Арсений всегда привозил красивые минералы с Кольского. И сейчас он спустился по каменистому откосу дороги немного вниз: в солнечных лучах тускло блеснуло что-то под голым кустиком.

Филиппенко и Микола знали об увлечении Арсения и не торопили его окриками.

Только под кустиком лежал не минерал с прожилками меди. Осыпавшиеся отчего-то камни содрали зелёный налёт на крупнокалиберной пулемётной гильзе, и она чуть поблёскивала полуобнажённым латунным боком. Но это была только гильза, а не снаряжённый патрон: Арсений видел, что она сплющена, как бы заклёпана со сквозной стороны. Он осторожно отодвинул камни и убедился, что гильза стрелянная. Затем поднял её и внимательно осмотрел. Да, это была гильза от патрона калибра 12,7 мм с заклёпанной наглухо «юбкой». В разрез «юбки» был вставлен какой-то тёмный материал: то ли резина, то ли кожа. Очевидно, для уплотнения. Арсений почувствовал, как лёгкий озноб пробежал по его телу.

Внезапный порыв ветра засвистел, завыл, пригибая к земле слабые, тонкие веточки. Осколок прошлого холодил ладонь, и этот холод проникал в самую потаённую глубину души.

«О чём думает птица, когда умирает?»

Наверное, о своих детях.

А о чём думают дети, когда умирают?

И покуда эта рота умирала,
Землю грызла, лёд глотала,
Кровью харкала в снегу,
Пожурили боевого генерала
И сказали, что отныне он пред Родиной в долгу!
…А они лежат, все двести, глазницами в рассвет,
А им всем вместе четыре тысячи лет…

Затем Арсений вытер гильзу о спецовку и незаметно положил её в карман телогрейки.

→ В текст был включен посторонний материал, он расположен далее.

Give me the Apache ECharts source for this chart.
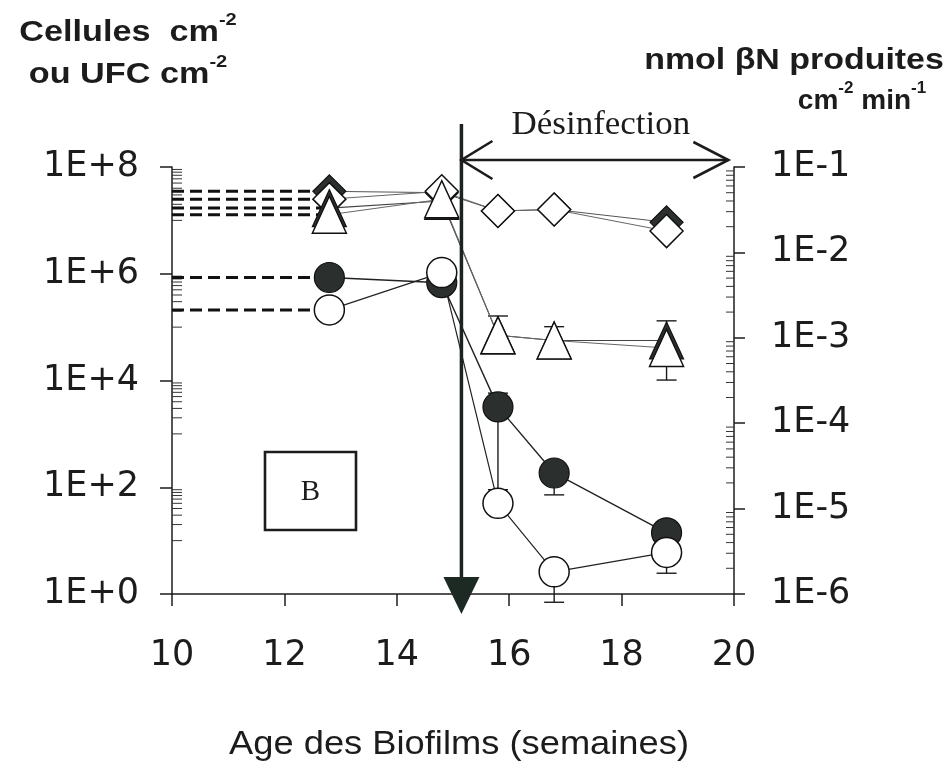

Потом, взяв для отвода глаз пару камней, вернулся к попутчикам.

Филиппенко и Микола наскоро перекусывали.

– Тебе не предлагаю, – сказал Арсению Филиппенко, кивнув на откупоренную бутылку водки.

– Давай, Микола, езжай, – сказал Арсений. – Я на ходу переем. Что у нас в запасе?

– Кусочек сала, – ответил Микола. – И хлеб заканчивается.

– Знаю, – сказал Арсений. – В Мурманске купим.

Он машинально, не ощущая никакого вкуса, жевал бутерброд и смотрел в окно.

В опускающихся сумерках неясно различались телеграфные столбы, тянувшиеся вдоль дороги. Их подножья были высоко обложены крупными дикими камнями. И от этого столбы казались Арсению вереницей крестов над могильными холмами.

– Это Долина Смерти? – спросил он.

– Теперь называется Долиной Славы, – сказал Филиппенко. И, помолчав, добавил: – Здесь костей больше, чем камней.

Потом резко схватил бутылку и отпил несколько больших глотков прямо из горлышка.

Двигатель натружено гудел на подъёмах. И телеграфные столбы медленно проплывали мимо, сливаясь с чернотой надвигающейся ночи.

Холодные камни Кольского полуострова.

Длинная вереница крестов.

Так, должно быть, выглядела и дорога на Рим после поражения восставших рабов.

Распятия.

Распятые на обочине рабы.

Многие из них ещё живы; и чуть слышные стоны слетают с их запёкшихся, окровавленных губ, и затихают, растворяясь в шелесте облетевшей листвы. Какие грехи искупают они столь мучительной смертью?

Шесть тысяч крестов вдоль дороги, ведущей в Вечный город.

Заплачено, заплачено сполна.

За что? За что надо платить такую цену?

2.2

В Колу въехали уже затемно. И сразу же за ними увязалась тёмная иномарка с забрызганными грязью номерами. Она плотно «села на хвост» КамАЗу: не обгоняла и не отставала. Микола заметил её первым и зло проговорил:

– Надо было в Заполярном закупаться.

Вопрос питания его беспокоил больше всего остального. «Море любит сильных, а сильные любят поесть».

Арсений промолчал: конечно, надо было. А Филиппенко, присмотревшись к легковушке, сказал:

– Давай теперь без остановок, до поста на трассе.

Так и проскочили мимо Мурманска на одном дыхании. И остались без продуктов на дорогу.